• [SOURCE EXCERPT]:

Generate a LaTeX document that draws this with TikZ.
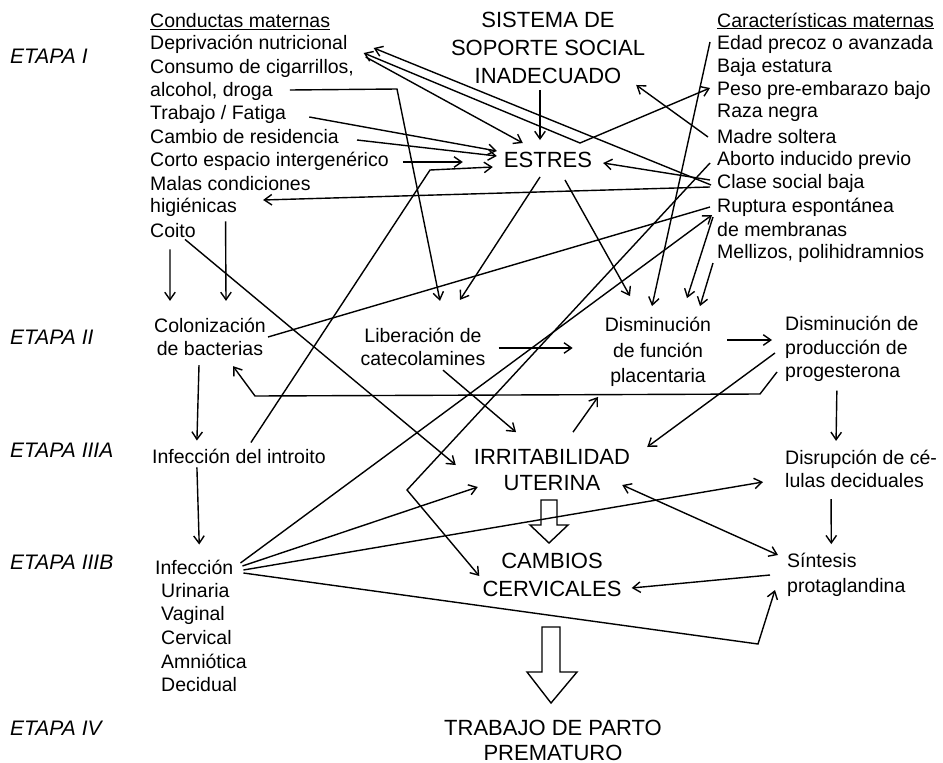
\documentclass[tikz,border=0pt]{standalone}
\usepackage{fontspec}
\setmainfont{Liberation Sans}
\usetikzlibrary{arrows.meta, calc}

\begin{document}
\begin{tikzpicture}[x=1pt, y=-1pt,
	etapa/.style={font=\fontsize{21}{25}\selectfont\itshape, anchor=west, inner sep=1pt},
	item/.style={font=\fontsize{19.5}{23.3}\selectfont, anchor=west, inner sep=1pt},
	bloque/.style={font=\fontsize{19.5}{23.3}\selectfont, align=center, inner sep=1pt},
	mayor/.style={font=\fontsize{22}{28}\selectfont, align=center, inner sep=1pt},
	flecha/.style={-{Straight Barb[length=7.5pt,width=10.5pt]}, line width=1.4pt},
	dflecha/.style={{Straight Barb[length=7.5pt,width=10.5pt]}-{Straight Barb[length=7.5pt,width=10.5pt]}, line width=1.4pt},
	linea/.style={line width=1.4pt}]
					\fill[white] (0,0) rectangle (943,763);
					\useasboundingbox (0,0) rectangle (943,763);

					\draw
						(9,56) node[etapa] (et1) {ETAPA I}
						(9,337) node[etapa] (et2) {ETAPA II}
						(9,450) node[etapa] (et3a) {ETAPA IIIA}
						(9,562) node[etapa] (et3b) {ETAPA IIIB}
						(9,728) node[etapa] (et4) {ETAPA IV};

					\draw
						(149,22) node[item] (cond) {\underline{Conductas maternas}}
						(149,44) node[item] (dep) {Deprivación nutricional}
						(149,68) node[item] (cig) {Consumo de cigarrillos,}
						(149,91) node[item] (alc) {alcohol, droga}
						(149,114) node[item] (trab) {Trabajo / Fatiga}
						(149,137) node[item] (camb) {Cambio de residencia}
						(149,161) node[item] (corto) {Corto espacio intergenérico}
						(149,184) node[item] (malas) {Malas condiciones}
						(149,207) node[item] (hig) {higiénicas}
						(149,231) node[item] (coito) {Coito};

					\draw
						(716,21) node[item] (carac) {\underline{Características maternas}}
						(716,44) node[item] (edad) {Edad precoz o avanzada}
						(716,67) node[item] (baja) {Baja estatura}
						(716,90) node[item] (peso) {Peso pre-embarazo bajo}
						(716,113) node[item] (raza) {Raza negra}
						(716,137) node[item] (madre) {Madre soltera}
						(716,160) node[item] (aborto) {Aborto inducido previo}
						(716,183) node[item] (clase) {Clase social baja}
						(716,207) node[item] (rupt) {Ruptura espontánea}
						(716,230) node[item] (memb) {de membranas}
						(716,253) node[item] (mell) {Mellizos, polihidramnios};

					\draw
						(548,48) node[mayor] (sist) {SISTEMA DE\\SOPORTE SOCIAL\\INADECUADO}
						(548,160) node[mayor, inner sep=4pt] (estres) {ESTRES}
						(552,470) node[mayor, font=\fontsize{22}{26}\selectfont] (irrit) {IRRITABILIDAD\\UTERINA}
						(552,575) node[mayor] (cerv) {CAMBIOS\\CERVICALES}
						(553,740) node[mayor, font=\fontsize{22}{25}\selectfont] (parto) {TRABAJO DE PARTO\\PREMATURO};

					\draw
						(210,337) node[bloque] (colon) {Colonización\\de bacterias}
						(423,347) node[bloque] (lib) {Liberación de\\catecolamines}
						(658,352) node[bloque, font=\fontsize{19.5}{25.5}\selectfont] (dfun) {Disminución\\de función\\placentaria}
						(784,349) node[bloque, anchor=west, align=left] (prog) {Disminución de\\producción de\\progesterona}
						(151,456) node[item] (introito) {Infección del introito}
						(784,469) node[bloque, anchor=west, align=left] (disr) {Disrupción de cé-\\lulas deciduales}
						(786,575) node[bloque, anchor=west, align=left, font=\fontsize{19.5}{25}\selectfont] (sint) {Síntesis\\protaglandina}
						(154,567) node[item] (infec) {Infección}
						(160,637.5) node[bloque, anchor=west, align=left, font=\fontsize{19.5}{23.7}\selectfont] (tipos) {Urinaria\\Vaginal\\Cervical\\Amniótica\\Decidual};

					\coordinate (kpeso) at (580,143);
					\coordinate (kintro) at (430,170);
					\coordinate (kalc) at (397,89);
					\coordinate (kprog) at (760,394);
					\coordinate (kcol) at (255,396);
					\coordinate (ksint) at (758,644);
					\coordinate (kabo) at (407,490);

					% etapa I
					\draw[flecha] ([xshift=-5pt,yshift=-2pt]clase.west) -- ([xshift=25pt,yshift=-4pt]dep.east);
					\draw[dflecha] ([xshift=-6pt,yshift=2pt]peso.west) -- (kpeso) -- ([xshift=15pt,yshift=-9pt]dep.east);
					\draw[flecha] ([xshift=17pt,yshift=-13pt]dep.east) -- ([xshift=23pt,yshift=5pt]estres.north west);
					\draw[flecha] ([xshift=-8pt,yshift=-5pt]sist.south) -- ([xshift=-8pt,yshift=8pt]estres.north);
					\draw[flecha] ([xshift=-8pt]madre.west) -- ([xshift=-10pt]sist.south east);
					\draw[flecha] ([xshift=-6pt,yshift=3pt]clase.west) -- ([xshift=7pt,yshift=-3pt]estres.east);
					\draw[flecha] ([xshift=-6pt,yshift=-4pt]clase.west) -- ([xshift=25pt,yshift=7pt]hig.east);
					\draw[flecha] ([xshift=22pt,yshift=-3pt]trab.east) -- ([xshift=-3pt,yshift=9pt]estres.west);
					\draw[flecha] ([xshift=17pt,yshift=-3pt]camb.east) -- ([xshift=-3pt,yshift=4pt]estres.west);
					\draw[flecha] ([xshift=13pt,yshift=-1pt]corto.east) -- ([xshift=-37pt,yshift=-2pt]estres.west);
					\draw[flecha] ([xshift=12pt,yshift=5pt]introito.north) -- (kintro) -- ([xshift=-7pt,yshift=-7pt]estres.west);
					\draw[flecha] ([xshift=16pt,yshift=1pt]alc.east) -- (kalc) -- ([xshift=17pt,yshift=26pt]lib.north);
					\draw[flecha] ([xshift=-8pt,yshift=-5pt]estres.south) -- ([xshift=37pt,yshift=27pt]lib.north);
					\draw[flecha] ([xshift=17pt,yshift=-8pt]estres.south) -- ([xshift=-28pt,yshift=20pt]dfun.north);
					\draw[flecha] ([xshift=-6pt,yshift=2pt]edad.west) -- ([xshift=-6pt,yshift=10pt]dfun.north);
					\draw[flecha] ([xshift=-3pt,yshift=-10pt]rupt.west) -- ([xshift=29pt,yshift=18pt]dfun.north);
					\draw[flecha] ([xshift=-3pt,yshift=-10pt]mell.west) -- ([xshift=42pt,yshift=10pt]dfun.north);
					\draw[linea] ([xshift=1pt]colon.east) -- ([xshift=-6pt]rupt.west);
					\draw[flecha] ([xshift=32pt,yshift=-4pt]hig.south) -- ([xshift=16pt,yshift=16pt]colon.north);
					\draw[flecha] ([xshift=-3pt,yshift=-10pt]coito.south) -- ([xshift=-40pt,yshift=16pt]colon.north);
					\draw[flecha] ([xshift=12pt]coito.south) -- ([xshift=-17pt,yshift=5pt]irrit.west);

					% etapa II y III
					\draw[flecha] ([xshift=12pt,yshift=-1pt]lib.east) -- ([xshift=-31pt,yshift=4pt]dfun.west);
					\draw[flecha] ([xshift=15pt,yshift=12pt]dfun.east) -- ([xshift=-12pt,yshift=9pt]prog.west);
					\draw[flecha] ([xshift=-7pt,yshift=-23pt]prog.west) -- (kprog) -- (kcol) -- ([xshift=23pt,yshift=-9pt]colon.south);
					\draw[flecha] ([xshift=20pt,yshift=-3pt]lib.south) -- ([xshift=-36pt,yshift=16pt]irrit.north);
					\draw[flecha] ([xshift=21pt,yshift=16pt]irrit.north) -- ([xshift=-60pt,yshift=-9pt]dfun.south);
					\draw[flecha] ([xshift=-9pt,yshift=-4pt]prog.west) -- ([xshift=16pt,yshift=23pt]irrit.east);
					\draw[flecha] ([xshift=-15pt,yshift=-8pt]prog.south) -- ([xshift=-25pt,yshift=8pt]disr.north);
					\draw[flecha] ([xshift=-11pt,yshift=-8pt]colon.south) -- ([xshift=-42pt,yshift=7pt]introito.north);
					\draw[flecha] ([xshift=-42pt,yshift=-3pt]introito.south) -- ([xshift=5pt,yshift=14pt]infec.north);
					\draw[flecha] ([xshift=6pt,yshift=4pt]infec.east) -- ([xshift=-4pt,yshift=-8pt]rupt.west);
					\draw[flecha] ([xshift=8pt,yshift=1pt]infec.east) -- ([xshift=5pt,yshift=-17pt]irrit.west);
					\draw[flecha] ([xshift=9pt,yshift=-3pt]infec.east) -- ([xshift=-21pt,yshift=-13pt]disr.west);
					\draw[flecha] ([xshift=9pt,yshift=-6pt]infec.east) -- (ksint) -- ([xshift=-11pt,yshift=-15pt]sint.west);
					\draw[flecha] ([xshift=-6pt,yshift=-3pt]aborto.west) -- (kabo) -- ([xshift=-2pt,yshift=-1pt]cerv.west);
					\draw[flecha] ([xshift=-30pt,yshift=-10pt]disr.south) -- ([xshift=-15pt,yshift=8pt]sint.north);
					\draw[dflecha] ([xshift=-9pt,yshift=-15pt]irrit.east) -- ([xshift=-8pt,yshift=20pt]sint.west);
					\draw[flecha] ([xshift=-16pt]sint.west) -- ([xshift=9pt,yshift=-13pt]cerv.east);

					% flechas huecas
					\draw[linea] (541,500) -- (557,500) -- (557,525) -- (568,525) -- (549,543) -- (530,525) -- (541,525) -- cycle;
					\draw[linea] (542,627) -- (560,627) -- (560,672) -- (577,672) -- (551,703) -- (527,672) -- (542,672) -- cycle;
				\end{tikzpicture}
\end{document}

• [WRITTEN EXERCISE]:
Write out nothing but the lines from the start of the data through the line with "(9,728) node[etapa] (et4)". Leave out the pictures.

• [TASK ANSWER]:
Generate a LaTeX document that draws this with TikZ.
\documentclass[tikz,border=0pt]{standalone}
\usepackage{fontspec}
\setmainfont{Liberation Sans}
\usetikzlibrary{arrows.meta, calc}

\begin{document}
\begin{tikzpicture}[x=1pt, y=-1pt,
	etapa/.style={font=\fontsize{21}{25}\selectfont\itshape, anchor=west, inner sep=1pt},
	item/.style={font=\fontsize{19.5}{23.3}\selectfont, anchor=west, inner sep=1pt},
	bloque/.style={font=\fontsize{19.5}{23.3}\selectfont, align=center, inner sep=1pt},
	mayor/.style={font=\fontsize{22}{28}\selectfont, align=center, inner sep=1pt},
	flecha/.style={-{Straight Barb[length=7.5pt,width=10.5pt]}, line width=1.4pt},
	dflecha/.style={{Straight Barb[length=7.5pt,width=10.5pt]}-{Straight Barb[length=7.5pt,width=10.5pt]}, line width=1.4pt},
	linea/.style={line width=1.4pt}]
					\fill[white] (0,0) rectangle (943,763);
					\useasboundingbox (0,0) rectangle (943,763);

					\draw
						(9,56) node[etapa] (et1) {ETAPA I}
						(9,337) node[etapa] (et2) {ETAPA II}
						(9,450) node[etapa] (et3a) {ETAPA IIIA}
						(9,562) node[etapa] (et3b) {ETAPA IIIB}
						(9,728) node[etapa] (et4) {ETAPA IV};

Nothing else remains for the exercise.